• WHAT TO DO:
The line containing "plt.rcParams['font.family'] = ['Liberation" marks the end: extract everything from the first line of the data through that line, exactly, with no pictures.
======== SUPPLIED MATERIAL ========
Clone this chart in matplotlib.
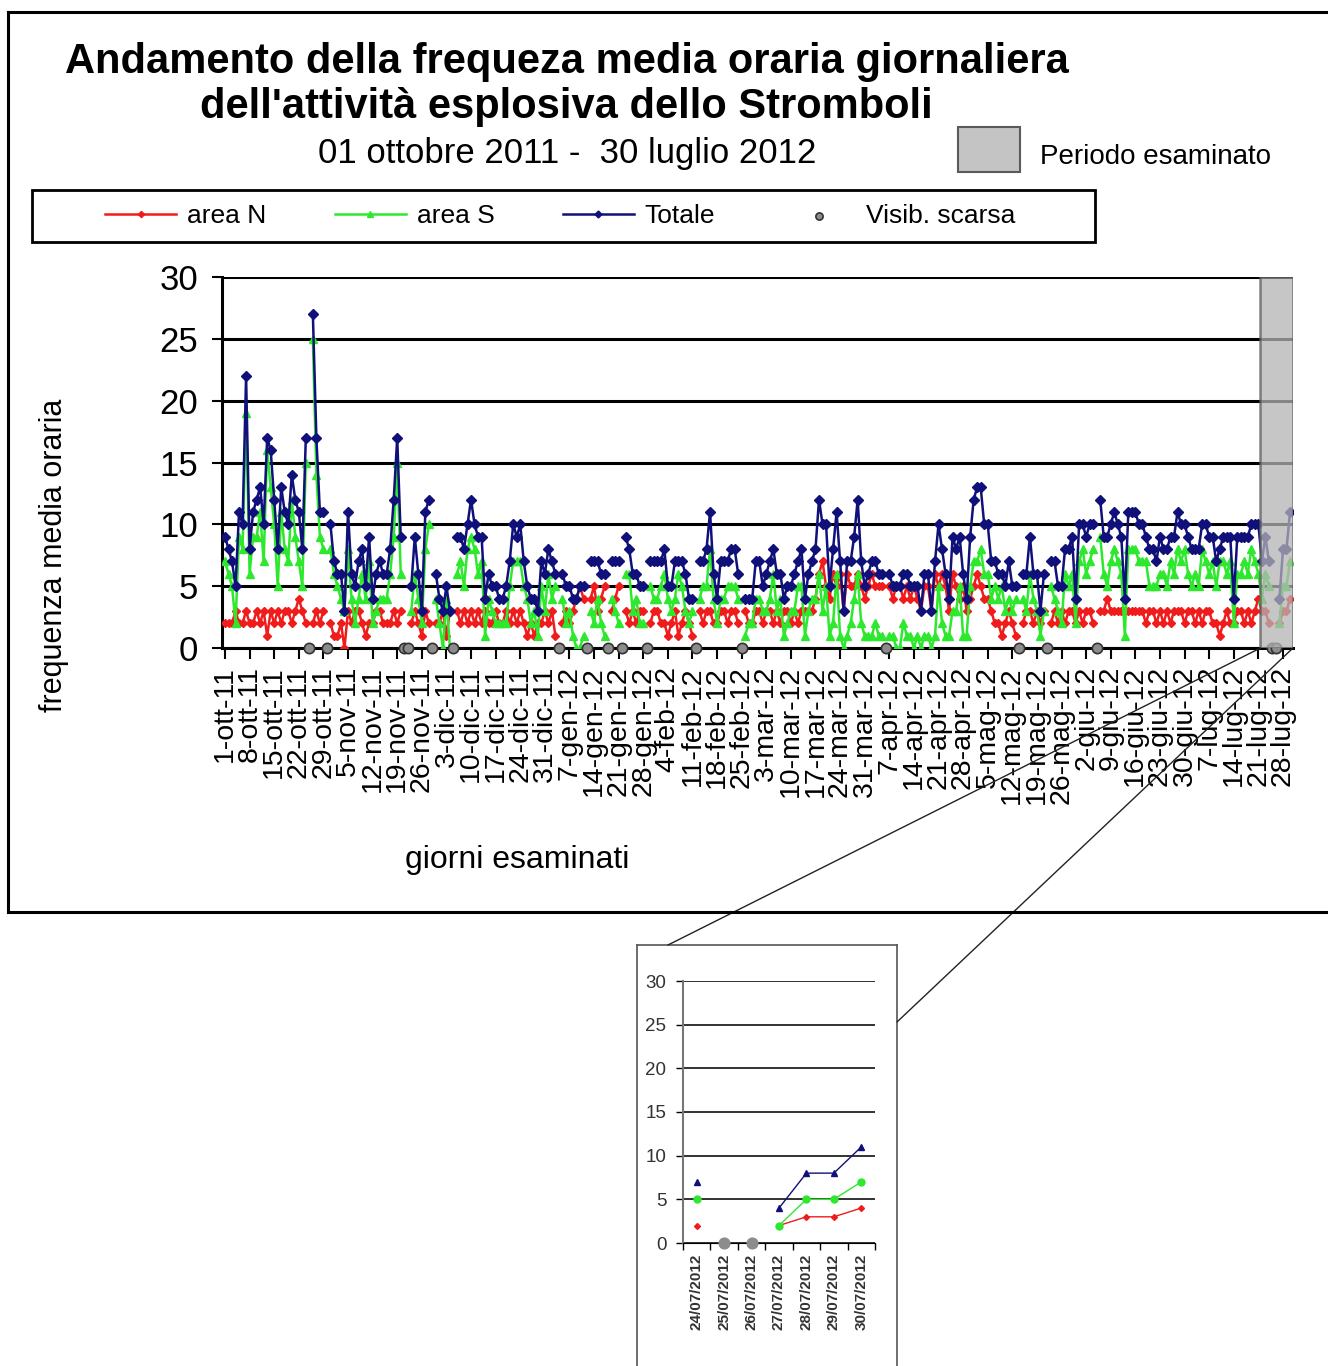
import numpy as np
import matplotlib.pyplot as plt
from matplotlib.patches import Rectangle, ConnectionPatch
from matplotlib.lines import Line2D

plt.rcParams['font.family'] = ['Liberation Sans', 'DejaVu Sans']

# frequenza media oraria giornaliera, 01/10/2011 - 30/07/2012 (None = visibilita' scarsa)
area_n = [2, 2, 2, 3, 2, 2, 3, 2, 2, 3,
          2, 3, 1, 3, 2, 3, 2, 3, 3, 2,
          3, 4, 3, 2, None, 2, 3, 2, 3, None,
          2, 1, 1, 2, 0, 3, 2, 3, 3, 2,
          1, 2, 2, 3, 3, 2, 2, 2, 3, 2,
          3, None, None, 2, 3, 2, 1, 3, 2, None,
          2, 2, 3, 1, 3, None, 3, 2, 3, 2,
          3, 2, 3, 2, 3, 2, 2, 3, 2, 2,
          3, 2, 3, 2, 3, 2, 1, 2, 1, 2,
          2, 3, 2, 3, 1, None, 2, 3, 2, 3,
          4, 5, 4, None, 4, 5, 3, 4, 5, None,
          3, 4, 5, None, 3, 2, 3, 2, 3, 3,
          None, 2, 3, 3, 2, 2, 1, 2, 3, 1,
          2, 3, 2, 1, None, 3, 2, 3, 3, 2,
          2, 3, 3, 2, 3, 3, 2, None, 3, 2,
          2, 3, 3, 2, 3, 3, 2, 3, 2, 3,
          3, 2, 3, 2, 3, 3, 3, 3, 4, 6,
          7, 5, 4, 6, 5, 6, 3, 6, 5, 5,
          6, 5, 4, 5, 6, 5, 5, 5, None, 5,
          4, 5, 5, 4, 5, 4, 5, 4, 3, 5,
          5, 3, 6, 5, 6, 5, 3, 6, 5, 4,
          5, 3, 4, 5, 6, 5, 4, 4, 3, 2,
          2, 1, 2, 3, 2, 1, None, 2, 3, 3,
          2, 3, 2, 3, None, 2, 3, 2, 3, 2,
          3, 3, 2, 3, 2, 3, 3, 2, None, 3,
          3, 4, 3, 3, 3, 3, 3, 3, 3, 3,
          3, 3, 2, 3, 3, 2, 3, 2, 3, 2,
          3, 3, 3, 2, 3, 3, 2, 3, 2, 3,
          3, 2, 2, 1, 2, 3, 2, 2, 3, 3,
          2, 3, 2, 3, 4, 3, 3, 2, None, None,
          2, 3, 3, 4]

area_s = [7, 6, 5, 2, 9, 8, 19, 6, 9, 9,
          11, 7, 16, 13, 10, 5, 11, 8, 7, 12,
          9, 7, 5, 15, None, 25, 14, 9, 8, None,
          8, 6, 5, 4, 3, 8, 4, 2, 4, 6,
          4, 7, 2, 3, 4, 4, 4, 6, 9, 15,
          6, None, None, 3, 6, 4, 2, 8, 10, None,
          4, 2, 0, 4, 0, None, 6, 7, 5, 8,
          9, 8, 6, 7, 1, 4, 3, 2, 2, 2,
          2, 5, 7, 7, 7, 5, 4, 2, 3, 1,
          5, 3, 6, 4, 5, None, 4, 2, 3, 1,
          0, 0, 1, None, 3, 2, 4, 2, 1, None,
          4, 3, 2, None, 6, 6, 3, 4, 2, 2,
          None, 5, 4, 4, 5, 6, 4, 3, 4, 6,
          5, 3, 2, 3, None, 4, 5, 5, 8, 4,
          2, 4, 4, 5, 5, 5, 4, None, 1, 2,
          2, 4, 4, 3, 3, 4, 6, 3, 4, 1,
          2, 3, 3, 5, 5, 1, 3, 4, 4, 6,
          3, 5, 1, 2, 6, 1, 0, 1, 2, 4,
          6, 2, 1, 1, 1, 2, 1, 1, None, 1,
          1, 0, 0, 2, 1, 1, 0, 1, 0, 1,
          1, 0, 1, 5, 2, 1, 1, 3, 3, 5,
          1, 1, 5, 7, 7, 8, 6, 6, 4, 5,
          4, 5, 3, 4, 3, 4, None, 4, 3, 6,
          4, 3, 1, 3, None, 5, 4, 3, 2, 6,
          5, 6, 2, 7, 8, 6, 7, 8, None, 9,
          6, 5, 7, 8, 7, 6, 1, 8, 8, 8,
          7, 7, 7, 5, 5, 5, 6, 6, 5, 7,
          6, 8, 7, 8, 6, 5, 6, 5, 8, 7,
          6, 7, 5, 7, 7, 6, 7, 2, 6, 6,
          7, 6, 8, 7, 6, 4, 6, 5, None, None,
          2, 5, 5, 7]

totale = [9, 8, 7, 5, 11, 10, 22, 8, 11, 12,
          13, 10, 17, 16, 12, 8, 13, 11, 10, 14,
          12, 11, 8, 17, None, 27, 17, 11, 11, None,
          10, 7, 6, 6, 3, 11, 6, 5, 7, 8,
          5, 9, 4, 6, 7, 6, 6, 8, 12, 17,
          9, None, None, 5, 9, 6, 3, 11, 12, None,
          6, 4, 3, 5, 3, None, 9, 9, 8, 10,
          12, 10, 9, 9, 4, 6, 5, 5, 4, 4,
          5, 7, 10, 9, 10, 7, 5, 4, 4, 3,
          7, 6, 8, 7, 6, None, 6, 5, 5, 4,
          4, 5, 5, None, 7, 7, 7, 6, 6, None,
          7, 7, 7, None, 9, 8, 6, 6, 5, 5,
          None, 7, 7, 7, 7, 8, 5, 5, 7, 7,
          7, 6, 4, 4, None, 7, 7, 8, 11, 6,
          4, 7, 7, 7, 8, 8, 6, None, 4, 4,
          4, 7, 7, 5, 6, 7, 8, 6, 6, 4,
          5, 5, 6, 7, 8, 4, 6, 7, 8, 12,
          10, 10, 5, 8, 11, 7, 3, 7, 7, 9,
          12, 7, 5, 6, 7, 7, 6, 6, None, 6,
          5, 5, 5, 6, 6, 5, 5, 5, 3, 6,
          6, 3, 7, 10, 8, 6, 4, 9, 8, 9,
          6, 4, 9, 12, 13, 13, 10, 10, 7, 7,
          6, 6, 5, 7, 5, 5, None, 6, 6, 9,
          6, 6, 3, 6, None, 7, 7, 5, 5, 8,
          8, 9, 4, 10, 10, 9, 10, 10, None, 12,
          9, 9, 10, 11, 10, 9, 4, 11, 11, 11,
          10, 10, 9, 8, 8, 7, 9, 8, 8, 9,
          9, 11, 10, 10, 9, 8, 8, 8, 10, 10,
          9, 9, 7, 8, 9, 9, 9, 4, 9, 9,
          9, 9, 10, 10, 10, 7, 9, 7, None, None,
          4, 8, 8, 11]

etichette = ["1-ott-11", "8-ott-11", "15-ott-11", "22-ott-11", "29-ott-11",
             "5-nov-11", "12-nov-11", "19-nov-11", "26-nov-11",
             "3-dic-11", "10-dic-11", "17-dic-11", "24-dic-11", "31-dic-11",
             "7-gen-12", "14-gen-12", "21-gen-12", "28-gen-12",
             "4-feb-12", "11-feb-12", "18-feb-12", "25-feb-12",
             "3-mar-12", "10-mar-12", "17-mar-12", "24-mar-12", "31-mar-12",
             "7-apr-12", "14-apr-12", "21-apr-12", "28-apr-12",
             "5-mag-12", "12-mag-12", "19-mag-12", "26-mag-12",
             "2-giu-12", "9-giu-12", "16-giu-12", "23-giu-12", "30-giu-12",
             "7-lug-12", "14-lug-12", "21-lug-12", "28-lug-12"]

date_esaminate = ["24/07/2012", "25/07/2012", "26/07/2012", "27/07/2012",
                  "28/07/2012", "29/07/2012", "30/07/2012"]

N = np.array(area_n, dtype=float)
S = np.array(area_s, dtype=float)
T = np.array(totale, dtype=float)
giorni = np.arange(len(T))
scarsa = giorni[np.isnan(T)]
inizio = len(T) - len(date_esaminate)

rosso, verde, blu = '#f01c1c', '#2ee82e', '#10107a'

W, H = 1328, 1366
fig = plt.figure(figsize=(W / 100, H / 100), dpi=100)


def fx(px):
    return px / W


def fy(py):
    return 1 - py / H


# cornice esterna
for xs, ys in [((8, 1328), (12, 12)), ((8, 8), (12, 912)), ((8, 1328), (912, 912))]:
    fig.add_artist(Line2D([fx(v) for v in xs], [fy(v) for v in ys],
                          transform=fig.transFigure, color='black', lw=2.2))

# titolo
fig.text(fx(567), fy(62), "Andamento della frequeza media oraria giornaliera",
         ha='center', va='center', fontsize=30, fontweight='bold')
fig.text(fx(566), fy(107), "dell'attività esplosiva dello Stromboli",
         ha='center', va='center', fontsize=30, fontweight='bold')
fig.text(fx(567), fy(153), "01 ottobre 2011 -  30 luglio 2012",
         ha='center', va='center', fontsize=25)

# periodo esaminato
fig.add_artist(Rectangle((fx(958), fy(172)), 62 / W, 45 / H, transform=fig.transFigure,
                         facecolor='#c4c4c4', edgecolor='#5a5a5a', lw=1.5))
fig.text(fx(1040), fy(157), "Periodo esaminato", ha='left', va='center', fontsize=20)

# grafico principale
ax = fig.add_axes([fx(222), fy(648), 1071 / W, 371 / H])
ln, = ax.plot(giorni, N, color=rosso, lw=1.8, marker='D', ms=4.5, label='area N', zorder=3)
ls, = ax.plot(giorni, S, color=verde, lw=1.8, marker='^', ms=6, label='area S', zorder=4)
lt, = ax.plot(giorni, T, color=blu, lw=1.8, marker='D', ms=5, label='Totale', zorder=5)
sc = ax.scatter(scarsa, np.zeros(len(scarsa)), s=55, color='#8c8c8c', edgecolor='#333333',
                lw=1.2, zorder=6, clip_on=False, label='Visib. scarsa')
ax.axvspan(inizio - 2.4, len(T) - 0.15, facecolor='#b4b4b4', edgecolor='#5a5a5a',
           alpha=0.75, lw=1.8, zorder=7)

ax.set_xlim(-0.85, len(T) - 0.15)
ax.set_ylim(0, 30)
ax.set_yticks(range(0, 31, 5))
ax.set_xticks(np.arange(0, len(T), 7))
ax.set_xticklabels(etichette, rotation=90, fontsize=20.5, va='top', ha='center')
ax.tick_params(axis='y', labelsize=25, length=7, width=1.5, pad=10)
ax.tick_params(axis='x', length=8, width=1.5, pad=5)
ax.yaxis.grid(True, color='black', lw=2.2)
ax.set_axisbelow(True)
for side in ['top', 'right']:
    ax.spines[side].set_visible(False)
for side in ['left', 'bottom']:
    ax.spines[side].set_linewidth(2.2)
ax.set_ylabel("frequenza media oraria", fontsize=22)
ax.yaxis.set_label_coords(-0.143, 0.25)
ax.set_xlabel("giorni esaminati", fontsize=23)
ax.xaxis.set_label_coords((517 - 222) / 1071, -(845 - 648) / 371)

# legenda
fig.add_artist(Rectangle((fx(32), fy(242)), 1063 / W, 52 / H, transform=fig.transFigure,
                         facecolor='none', edgecolor='black', lw=2))
fig.legend(handles=[ln, ls, lt, sc], loc='center', bbox_to_anchor=(fx(560), fy(216)),
           ncol=4, frameon=False, fontsize=19, handlelength=2.7, handletextpad=0.4,
           columnspacing=2.6, scatterpoints=1, markerscale=0.7)

# dettaglio ultimi giorni
frame = fig.add_axes([fx(637), fy(1380), 260 / W, 435 / H])
frame.set_xticks([])
frame.set_yticks([])
for sp in frame.spines.values():
    sp.set_color('#555555')
    sp.set_linewidth(1.2)

ins = fig.add_axes([fx(683), fy(1243), 192 / W, 262 / H])
k = slice(inizio, None)
xi = np.arange(len(date_esaminate))
ins.plot(xi, N[k], color=rosso, lw=1, marker='D', ms=3, zorder=3)
ins.plot(xi, S[k], color=verde, lw=1, marker='o', ms=5, zorder=4)
ins.plot(xi, T[k], color=blu, lw=1, marker='^', ms=4, zorder=5)
buchi = xi[np.isnan(T[k])]
ins.scatter(buchi, np.zeros(len(buchi)), s=60, color='#8c8c8c', zorder=6, clip_on=False)
ins.set_xlim(-0.5, len(xi) - 0.5)
ins.set_ylim(0, 30)
ins.set_yticks(range(0, 31, 5))
ins.set_xticks(xi)
ins.set_xticklabels(date_esaminate, rotation=90, fontsize=11, color='#333333',
                    fontweight='bold')
ins.set_xticks(np.arange(-0.5, len(xi)), minor=True)
ins.tick_params(axis='x', which='major', length=0, pad=8)
ins.tick_params(axis='x', which='minor', length=5, width=1)
ins.tick_params(axis='y', labelsize=13.5, labelcolor='#333333', length=5, width=1, pad=7)
ins.yaxis.grid(True, color='#222222', lw=1.3)
ins.set_axisbelow(True)
for side in ['top', 'right']:
    ins.spines[side].set_visible(False)
ins.spines['left'].set_color('#777777')
ins.spines['left'].set_linewidth(1.5)

# linee di collegamento
for xa, xb in [((inizio - 2.4, 0), ((668 - 637) / 260, 1)),
               ((len(T) - 0.15, 0), (1, 1 - (1022 - 945) / 435))]:
    fig.add_artist(ConnectionPatch(xyA=xa, coordsA=ax.transData, xyB=xb,
                                   coordsB=frame.transAxes, color='#222222', lw=1))

fig.savefig('out.png', dpi=100)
========
• OUTPUT:
Clone this chart in matplotlib.
import numpy as np
import matplotlib.pyplot as plt
from matplotlib.patches import Rectangle, ConnectionPatch
from matplotlib.lines import Line2D

plt.rcParams['font.family'] = ['Liberation Sans', 'DejaVu Sans']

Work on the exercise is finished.